**YOUR TASK**
Repeat the listing exactly as given, omitting every image.

**DATA SEGMENT**
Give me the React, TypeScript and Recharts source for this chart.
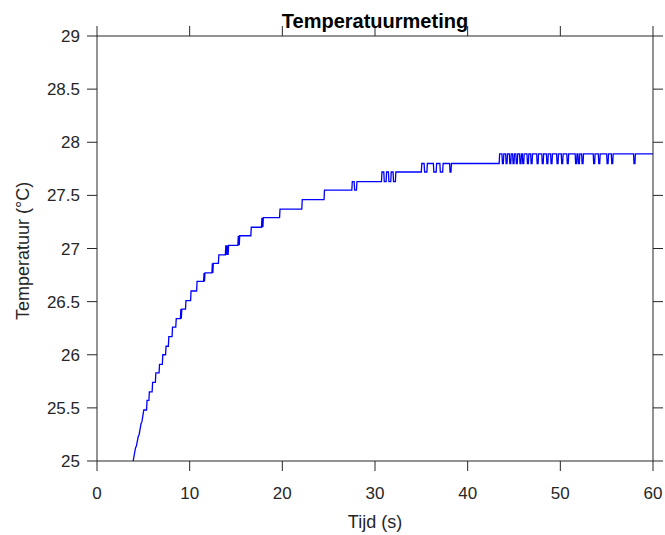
import React from 'react';
import { LineChart, Line, XAxis, YAxis } from 'recharts';

const timeS: number[] = [
  3.9, 4.15, 4.25, 4.45, 4.55, 4.75, 4.85, 5.05, 5.35, 5.4, 5.6, 5.65, 5.95, 6.0, 6.3, 6.35, 6.7, 6.75, 7.05, 7.1,
  7.4, 7.45, 7.7, 7.75, 8.1, 8.15, 8.5, 8.55, 9.0, 9.05, 9.1, 9.15, 9.55, 9.6, 10.1, 10.15, 10.75, 10.8, 11.5, 11.55,
  11.6, 11.65, 12.4, 12.45, 12.5, 12.55, 13.1, 13.15, 13.85, 13.9, 14.0, 14.05, 14.15, 14.2, 15.2, 15.25, 15.35, 15.4, 16.6, 16.65,
  17.75, 17.8, 17.9, 17.95, 19.7, 19.75, 22.1, 22.15, 24.5, 24.55, 27.5, 27.55, 27.75, 27.8, 28.0, 28.05, 30.7, 30.75, 30.95, 31.0,
  31.2, 31.25, 31.45, 31.5, 31.7, 31.75, 31.95, 32.0, 32.2, 32.25, 35.0, 35.05, 35.3, 35.35, 35.6, 35.65, 36.3, 36.35, 36.6, 36.65,
  37.0, 37.05, 37.3, 37.35, 38.05, 38.1, 38.2, 38.25, 43.4, 43.45,
  43.7, 43.75, 43.85, 43.9,
  44.1, 44.15, 44.25, 44.3,
  44.5, 44.55, 44.65, 44.7,
  44.85, 44.9, 45.0, 45.05,
  45.2, 45.25, 45.35, 45.4,
  45.6, 45.65, 45.75, 45.8,
  45.9, 45.95, 46.05, 46.1,
  46.4, 46.45, 46.55, 46.6,
  46.8, 46.85, 46.95, 47.0,
  47.45, 47.5, 47.6, 47.65,
  48.0, 48.05, 48.15, 48.2,
  48.5, 48.55, 48.65, 48.7,
  48.95, 49.0, 49.1, 49.15,
  49.6, 49.65, 49.75, 49.8,
  50.1, 50.15, 50.25, 50.3,
  50.7, 50.75, 50.85, 50.9,
  51.6, 51.65, 51.75, 51.8,
  51.9, 51.95, 52.05, 52.1,
  52.3, 52.35, 52.45, 52.5,
  53.55, 53.6, 53.7, 53.75,
  54.1, 54.15, 54.25, 54.3,
  55.0, 55.05, 55.15, 55.2,
  55.5, 55.55, 55.65, 55.7,
  57.9, 57.95, 58.05, 58.1,
  60.0,
];

const tempC: number[] = [
  25.0, 25.12, 25.14, 25.23, 25.25, 25.35, 25.37, 25.48, 25.48, 25.57, 25.57, 25.65, 25.65, 25.74, 25.74, 25.83, 25.83, 25.91, 25.91, 26.0,
  26.0, 26.08, 26.08, 26.17, 26.17, 26.26, 26.26, 26.34, 26.34, 26.43, 26.34, 26.43, 26.43, 26.51, 26.51, 26.6, 26.6, 26.69, 26.69, 26.77,
  26.69, 26.77, 26.77, 26.86, 26.77, 26.86, 26.86, 26.94, 26.94, 27.03, 26.94, 27.03, 26.94, 27.03, 27.03, 27.12, 27.03, 27.12, 27.12, 27.2,
  27.2, 27.29, 27.2, 27.29, 27.29, 27.37, 27.37, 27.46, 27.46, 27.55, 27.55, 27.63, 27.63, 27.55, 27.55, 27.63, 27.63, 27.72, 27.72, 27.63,
  27.63, 27.72, 27.72, 27.63, 27.63, 27.72, 27.72, 27.63, 27.63, 27.72, 27.72, 27.8, 27.8, 27.72, 27.72, 27.8, 27.8, 27.72, 27.72, 27.8,
  27.8, 27.72, 27.72, 27.8, 27.8, 27.72, 27.72, 27.8, 27.8, 27.89,
  27.89, 27.8, 27.8, 27.89,
  27.89, 27.8, 27.8, 27.89,
  27.89, 27.8, 27.8, 27.89,
  27.89, 27.8, 27.8, 27.89,
  27.89, 27.8, 27.8, 27.89,
  27.89, 27.8, 27.8, 27.89,
  27.89, 27.8, 27.8, 27.89,
  27.89, 27.8, 27.8, 27.89,
  27.89, 27.8, 27.8, 27.89,
  27.89, 27.8, 27.8, 27.89,
  27.89, 27.8, 27.8, 27.89,
  27.89, 27.8, 27.8, 27.89,
  27.89, 27.8, 27.8, 27.89,
  27.89, 27.8, 27.8, 27.89,
  27.89, 27.8, 27.8, 27.89,
  27.89, 27.8, 27.8, 27.89,
  27.89, 27.8, 27.8, 27.89,
  27.89, 27.8, 27.8, 27.89,
  27.89, 27.8, 27.8, 27.89,
  27.89, 27.8, 27.8, 27.89,
  27.89, 27.8, 27.8, 27.89,
  27.89, 27.8, 27.8, 27.89,
  27.89, 27.8, 27.8, 27.89,
  27.89, 27.8, 27.8, 27.89,
  27.89,
];

const xTicks: number[] = [0, 10, 20, 30, 40, 50, 60];
const yTicks: number[] = [25, 25.5, 26, 26.5, 27, 27.5, 28, 28.5, 29];

const titleText = 'Temperatuurmeting';
const xLabelText = 'Tijd (s)';
const yLabelText = 'Temperatuur (°C)';

const data = timeS.map((t, i) => ({ t, T: tempC[i] }));

const FONT = '"Liberation Sans", Arial, Helvetica, sans-serif';
const AX = '#262626';

const NoLabel = () => <g />;

export default function App() {
  return (
    <div style={{ position: 'absolute', left: 0, top: 0, width: 665, height: 535, background: '#ffffff' }}>
      <LineChart width={665} height={535} data={data} margin={{ top: 35, right: 11, bottom: 0, left: 0 }}>
        <XAxis
          dataKey="t"
          type="number"
          domain={[0, 60]}
          ticks={xTicks}
          allowDataOverflow
          height={74}
          tickSize={10}
          tickMargin={16}
          stroke={AX}
          tick={{ fill: AX, fontSize: 17, fontFamily: FONT }}
          label={() => (
            <text x={375} y={528} textAnchor="middle" fill={AX} fontSize={18} fontFamily={FONT}>
              {xLabelText}
            </text>
          )}
        />
        <XAxis
          xAxisId="top"
          dataKey="t"
          orientation="top"
          type="number"
          domain={[0, 60]}
          ticks={xTicks}
          allowDataOverflow
          height={1}
          tickSize={10}
          tick={NoLabel}
          tickLine={{ stroke: AX }}
          stroke={AX}
          label={() => (
            <text x={375} y={28} textAnchor="middle" fill="#000000" fontSize={20} fontWeight="bold" fontFamily={FONT}>
              {titleText}
            </text>
          )}
        />
        <YAxis
          type="number"
          domain={[25, 29]}
          ticks={yTicks}
          allowDataOverflow
          width={97}
          tickSize={10}
          tickMargin={7}
          stroke={AX}
          tick={{ fill: AX, fontSize: 17, fontFamily: FONT }}
          label={() => (
            <text
              x={29}
              y={251}
              textAnchor="middle"
              fill={AX}
              fontSize={18}
              fontFamily={FONT}
              transform="rotate(-90, 29, 251)"
            >
              {yLabelText}
            </text>
          )}
        />
        <YAxis
          yAxisId="right"
          orientation="right"
          type="number"
          domain={[25, 29]}
          ticks={yTicks}
          allowDataOverflow
          width={1}
          tickSize={10}
          tick={NoLabel}
          tickLine={{ stroke: AX }}
          stroke={AX}
        />
        <Line
          type="linear"
          dataKey="T"
          stroke="#0000ff"
          strokeWidth={1.3}
          dot={false}
          activeDot={false}
          isAnimationActive={false}
        />
        <Line
          xAxisId="top"
          yAxisId="right"
          type="linear"
          dataKey="T"
          stroke="none"
          strokeWidth={0}
          dot={false}
          activeDot={false}
          legendType="none"
          isAnimationActive={false}
        />
      </LineChart>
    </div>
  );
}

**OUTPUT FOR THIS EXERCISE**
Give me the React, TypeScript and Recharts source for this chart.
import React from 'react';
import { LineChart, Line, XAxis, YAxis } from 'recharts';

const timeS: number[] = [
  3.9, 4.15, 4.25, 4.45, 4.55, 4.75, 4.85, 5.05, 5.35, 5.4, 5.6, 5.65, 5.95, 6.0, 6.3, 6.35, 6.7, 6.75, 7.05, 7.1,
  7.4, 7.45, 7.7, 7.75, 8.1, 8.15, 8.5, 8.55, 9.0, 9.05, 9.1, 9.15, 9.55, 9.6, 10.1, 10.15, 10.75, 10.8, 11.5, 11.55,
  11.6, 11.65, 12.4, 12.45, 12.5, 12.55, 13.1, 13.15, 13.85, 13.9, 14.0, 14.05, 14.15, 14.2, 15.2, 15.25, 15.35, 15.4, 16.6, 16.65,
  17.75, 17.8, 17.9, 17.95, 19.7, 19.75, 22.1, 22.15, 24.5, 24.55, 27.5, 27.55, 27.75, 27.8, 28.0, 28.05, 30.7, 30.75, 30.95, 31.0,
  31.2, 31.25, 31.45, 31.5, 31.7, 31.75, 31.95, 32.0, 32.2, 32.25, 35.0, 35.05, 35.3, 35.35, 35.6, 35.65, 36.3, 36.35, 36.6, 36.65,
  37.0, 37.05, 37.3, 37.35, 38.05, 38.1, 38.2, 38.25, 43.4, 43.45,
  43.7, 43.75, 43.85, 43.9,
  44.1, 44.15, 44.25, 44.3,
  44.5, 44.55, 44.65, 44.7,
  44.85, 44.9, 45.0, 45.05,
  45.2, 45.25, 45.35, 45.4,
  45.6, 45.65, 45.75, 45.8,
  45.9, 45.95, 46.05, 46.1,
  46.4, 46.45, 46.55, 46.6,
  46.8, 46.85, 46.95, 47.0,
  47.45, 47.5, 47.6, 47.65,
  48.0, 48.05, 48.15, 48.2,
  48.5, 48.55, 48.65, 48.7,
  48.95, 49.0, 49.1, 49.15,
  49.6, 49.65, 49.75, 49.8,
  50.1, 50.15, 50.25, 50.3,
  50.7, 50.75, 50.85, 50.9,
  51.6, 51.65, 51.75, 51.8,
  51.9, 51.95, 52.05, 52.1,
  52.3, 52.35, 52.45, 52.5,
  53.55, 53.6, 53.7, 53.75,
  54.1, 54.15, 54.25, 54.3,
  55.0, 55.05, 55.15, 55.2,
  55.5, 55.55, 55.65, 55.7,
  57.9, 57.95, 58.05, 58.1,
  60.0,
];

const tempC: number[] = [
  25.0, 25.12, 25.14, 25.23, 25.25, 25.35, 25.37, 25.48, 25.48, 25.57, 25.57, 25.65, 25.65, 25.74, 25.74, 25.83, 25.83, 25.91, 25.91, 26.0,
  26.0, 26.08, 26.08, 26.17, 26.17, 26.26, 26.26, 26.34, 26.34, 26.43, 26.34, 26.43, 26.43, 26.51, 26.51, 26.6, 26.6, 26.69, 26.69, 26.77,
  26.69, 26.77, 26.77, 26.86, 26.77, 26.86, 26.86, 26.94, 26.94, 27.03, 26.94, 27.03, 26.94, 27.03, 27.03, 27.12, 27.03, 27.12, 27.12, 27.2,
  27.2, 27.29, 27.2, 27.29, 27.29, 27.37, 27.37, 27.46, 27.46, 27.55, 27.55, 27.63, 27.63, 27.55, 27.55, 27.63, 27.63, 27.72, 27.72, 27.63,
  27.63, 27.72, 27.72, 27.63, 27.63, 27.72, 27.72, 27.63, 27.63, 27.72, 27.72, 27.8, 27.8, 27.72, 27.72, 27.8, 27.8, 27.72, 27.72, 27.8,
  27.8, 27.72, 27.72, 27.8, 27.8, 27.72, 27.72, 27.8, 27.8, 27.89,
  27.89, 27.8, 27.8, 27.89,
  27.89, 27.8, 27.8, 27.89,
  27.89, 27.8, 27.8, 27.89,
  27.89, 27.8, 27.8, 27.89,
  27.89, 27.8, 27.8, 27.89,
  27.89, 27.8, 27.8, 27.89,
  27.89, 27.8, 27.8, 27.89,
  27.89, 27.8, 27.8, 27.89,
  27.89, 27.8, 27.8, 27.89,
  27.89, 27.8, 27.8, 27.89,
  27.89, 27.8, 27.8, 27.89,
  27.89, 27.8, 27.8, 27.89,
  27.89, 27.8, 27.8, 27.89,
  27.89, 27.8, 27.8, 27.89,
  27.89, 27.8, 27.8, 27.89,
  27.89, 27.8, 27.8, 27.89,
  27.89, 27.8, 27.8, 27.89,
  27.89, 27.8, 27.8, 27.89,
  27.89, 27.8, 27.8, 27.89,
  27.89, 27.8, 27.8, 27.89,
  27.89, 27.8, 27.8, 27.89,
  27.89, 27.8, 27.8, 27.89,
  27.89, 27.8, 27.8, 27.89,
  27.89, 27.8, 27.8, 27.89,
  27.89,
];

const xTicks: number[] = [0, 10, 20, 30, 40, 50, 60];
const yTicks: number[] = [25, 25.5, 26, 26.5, 27, 27.5, 28, 28.5, 29];

const titleText = 'Temperatuurmeting';
const xLabelText = 'Tijd (s)';
const yLabelText = 'Temperatuur (°C)';

const data = timeS.map((t, i) => ({ t, T: tempC[i] }));

const FONT = '"Liberation Sans", Arial, Helvetica, sans-serif';
const AX = '#262626';

const NoLabel = () => <g />;

export default function App() {
  return (
    <div style={{ position: 'absolute', left: 0, top: 0, width: 665, height: 535, background: '#ffffff' }}>
      <LineChart width={665} height={535} data={data} margin={{ top: 35, right: 11, bottom: 0, left: 0 }}>
        <XAxis
          dataKey="t"
          type="number"
          domain={[0, 60]}
          ticks={xTicks}
          allowDataOverflow
          height={74}
          tickSize={10}
          tickMargin={16}
          stroke={AX}
          tick={{ fill: AX, fontSize: 17, fontFamily: FONT }}
          label={() => (
            <text x={375} y={528} textAnchor="middle" fill={AX} fontSize={18} fontFamily={FONT}>
              {xLabelText}
            </text>
          )}
        />
        <XAxis
          xAxisId="top"
          dataKey="t"
          orientation="top"
          type="number"
          domain={[0, 60]}
          ticks={xTicks}
          allowDataOverflow
          height={1}
          tickSize={10}
          tick={NoLabel}
          tickLine={{ stroke: AX }}
          stroke={AX}
          label={() => (
            <text x={375} y={28} textAnchor="middle" fill="#000000" fontSize={20} fontWeight="bold" fontFamily={FONT}>
              {titleText}
            </text>
          )}
        />
        <YAxis
          type="number"
          domain={[25, 29]}
          ticks={yTicks}
          allowDataOverflow
          width={97}
          tickSize={10}
          tickMargin={7}
          stroke={AX}
          tick={{ fill: AX, fontSize: 17, fontFamily: FONT }}
          label={() => (
            <text
              x={29}
              y={251}
              textAnchor="middle"
              fill={AX}
              fontSize={18}
              fontFamily={FONT}
              transform="rotate(-90, 29, 251)"
            >
              {yLabelText}
            </text>
          )}
        />
        <YAxis
          yAxisId="right"
          orientation="right"
          type="number"
          domain={[25, 29]}
          ticks={yTicks}
          allowDataOverflow
          width={1}
          tickSize={10}
          tick={NoLabel}
          tickLine={{ stroke: AX }}
          stroke={AX}
        />
        <Line
          type="linear"
          dataKey="T"
          stroke="#0000ff"
          strokeWidth={1.3}
          dot={false}
          activeDot={false}
          isAnimationActive={false}
        />
        <Line
          xAxisId="top"
          yAxisId="right"
          type="linear"
          dataKey="T"
          stroke="none"
          strokeWidth={0}
          dot={false}
          activeDot={false}
          legendType="none"
          isAnimationActive={false}
        />
      </LineChart>
    </div>
  );
}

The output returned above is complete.